The ceremony was Ca’ Rezzonico (green), a palazzo then occupied by fellow artist Robert Barrett Browning (son of Robert Browning and Elizabeth Barrett Browning). The Johnstons later lived at the Palazzo Contarini dal Zaffo (yellow), also on the Grand Canal.

In 1899, he married Anne Lazarus, sister to Emma Lazarus of Statue of Liberty fame, at a Venetian villa, and that is where the fun began. Their New York Times wedding announcement named not only his father, James Boorman Johnston, a prominent NYC merchant, but also his esteemed uncle, John Taylor Johnston, first president of The Metropolitan Museum of Art. His father, then uncle, owned the 10th Street Studio Building that for decades served as the home base of Johnston’s beloved employer and mentor, renowned stained glass artist John La Farge.

John Johnston’s block on West 10th Street. (l to r): 10th Street Studio Building (teal), Lazarus House (purple), Johnston House (lime), and Church of the Ascension (blue)

John Johnston may have moved in rarified circles, but a surprisingly small sphere. Nearly his entire world prior to his relocation to Europe can be found on a single block in Manhattan. The 10th Street Studio Building was feet from his father’s house at 14 W. 10th Street. The Lazarus family home was two doors down. At the other end of the block was Church of the Ascension, site of the two other known windows attributed to Johnston. The date on those windows is yet to be determined, but very likely coincided with La Farge’s execution of an enormous mural behind the church’s altar (1886-8). Thus, St. Cecilia was likely Johnston’s first independent stained glass work, although he had worked for La Farge for years, assisting him in the creation of his early magnum opus, the windows of Trinity Church, Boston. Interestingly, however, by the time Johnston died in Cannes in 1940, he was remembered as an art collector rather than an artist in his own right.

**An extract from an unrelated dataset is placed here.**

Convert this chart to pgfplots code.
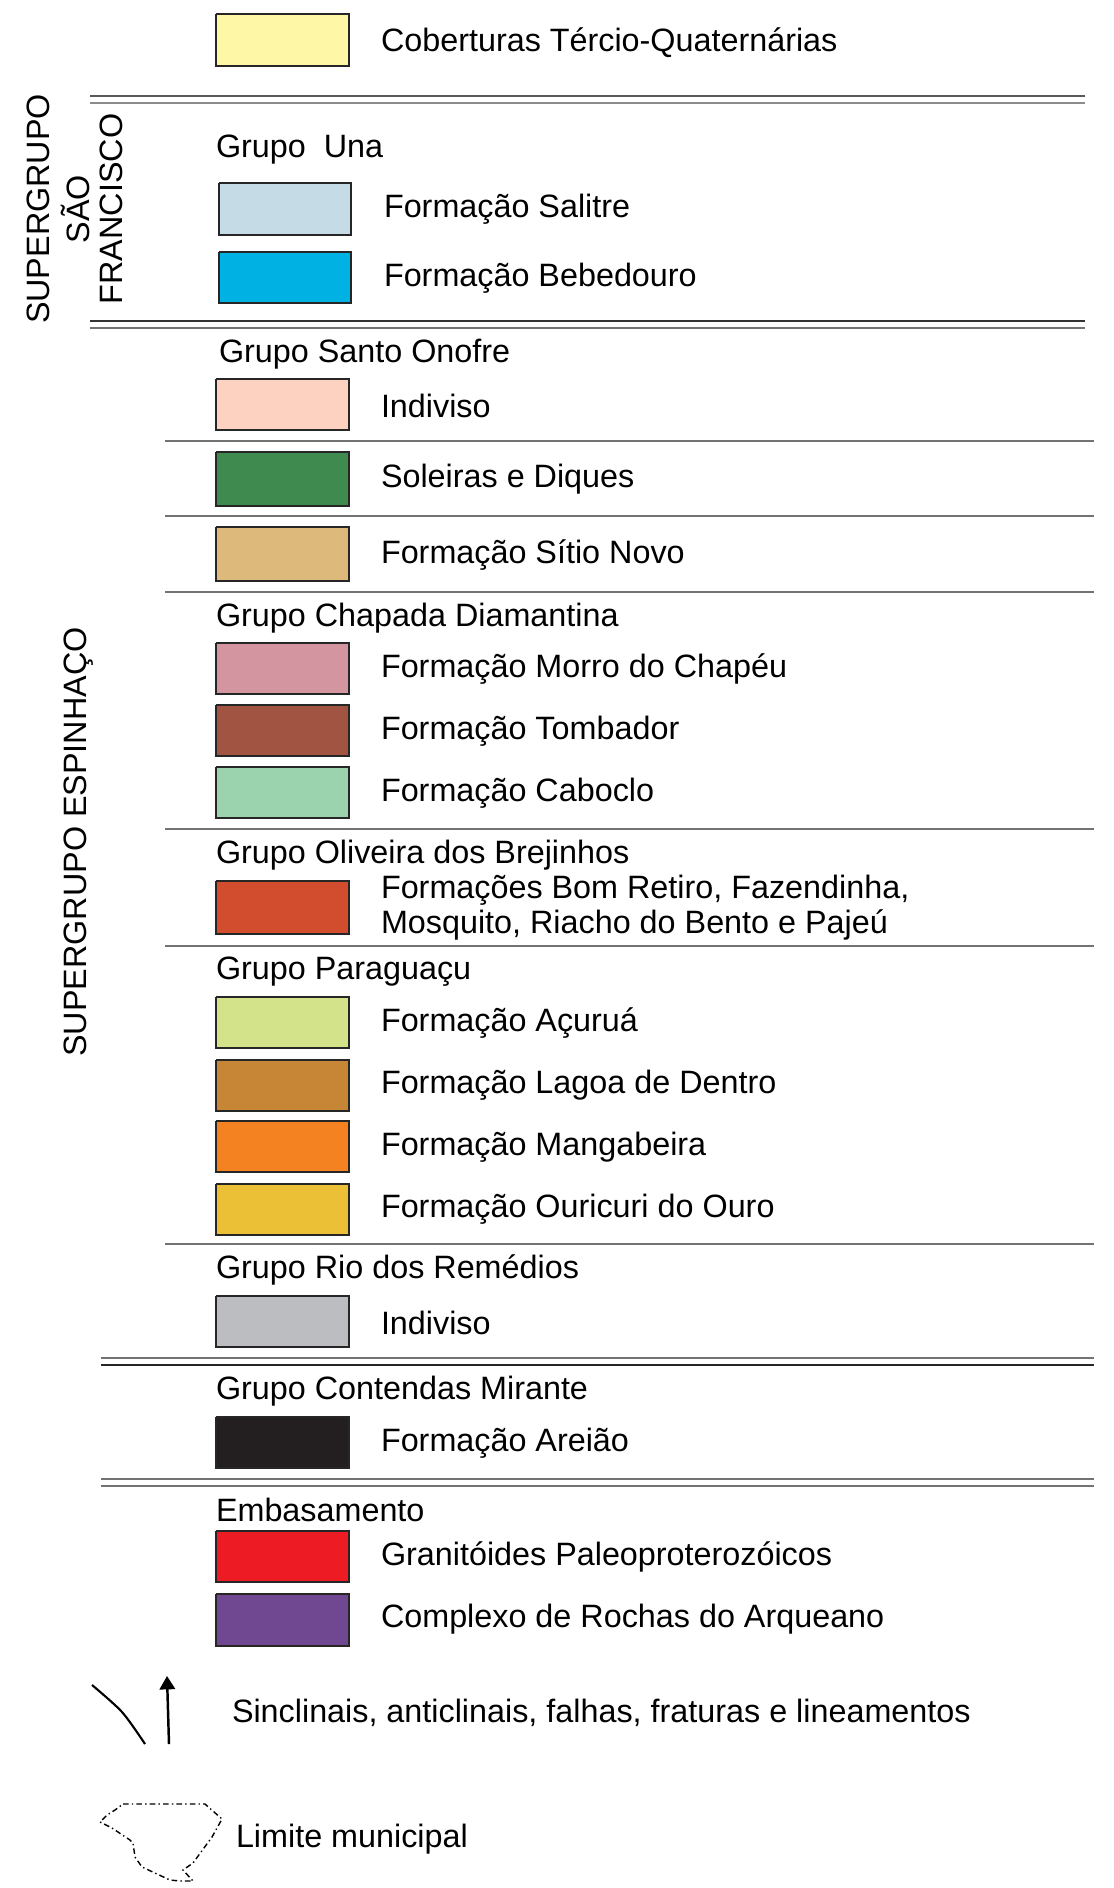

With documentation of St. Cecilia’s commission and creation so limited, building this understanding of John Johnston provides critical insight into the window’s historic context and artistic origins. An ironclad document revealing the whole story of how the Cranes came to commission her or with whom – La Farge or Johnston – may never appear, but separate research into the Crane’s New York connections reveals a multitude of tantalizing potential ties between the family and both artists. That, however, is a story for another day.